Till Lufft Obituary, Death – Lufft was the first full-time officer in the capacity of European Athletics General Secretary, serving from January 1996 to November 2005. In addition to assisting with the delivery of the European Athletics Championships in Budapest in 1998 and Munich in 2002, he was responsible for significant growth in the organization during the ten years he was the chief executive officer – both in terms of personnel and activities – and oversaw the relocation of the European Athletics headquarters from Darmstadt, Germany to its current location in Lausanne, Switzerland.

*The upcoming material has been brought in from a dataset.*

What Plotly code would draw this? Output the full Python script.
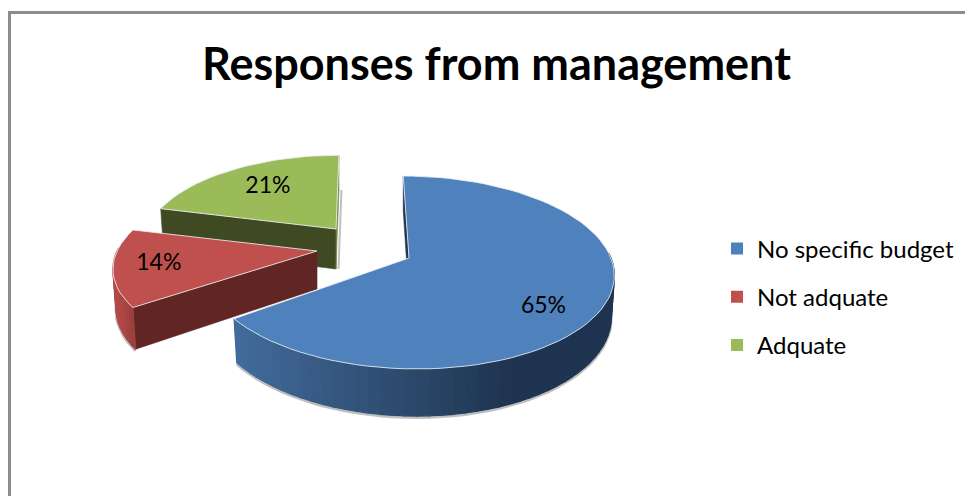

Prior to joining European Athletics, Lufft served as the general secretary of the German University Sports Federation for over 20 years, from 1974 to 1995. He remained involved in collegiate sports throughout his life, serving as the FISU (International University Sports Federation) Technical Delegate for Athletics into his late 70s. Lufft was born in Zurich, Switzerland on December 19, 1940, and grew up in the German city of Braunschweig before studying law at the University of Göttingen, where he won the German universities 3000m steeplechase title in 1966. He was also a great hockey player and cross country skier, having played in the top flight of German hockey for BTHC Braunschweig and, after moving to Damstadt to finish his legal studies in 1970, being a member of the ASC Darmstadt team that won the German cross country skiing team relay title in 1974.
Many people who knew Lufft paid tribute to him, including European Athletics President Dobromir Karamarinov. “Till was a pivotal figure in the development and modernization of European Athletics. “During his tenure as General Secretary, his vision and ability helped develop European Athletics as one of the top continental sports federations,” Karamarinov remarked. “He will be remembered not just for his organizational and professional qualities, but also for his warm personality and love of our sport. After his retirement, he was always a very welcome guest at all of our events, and he will be sadly missed. European Athletics mourns his death.”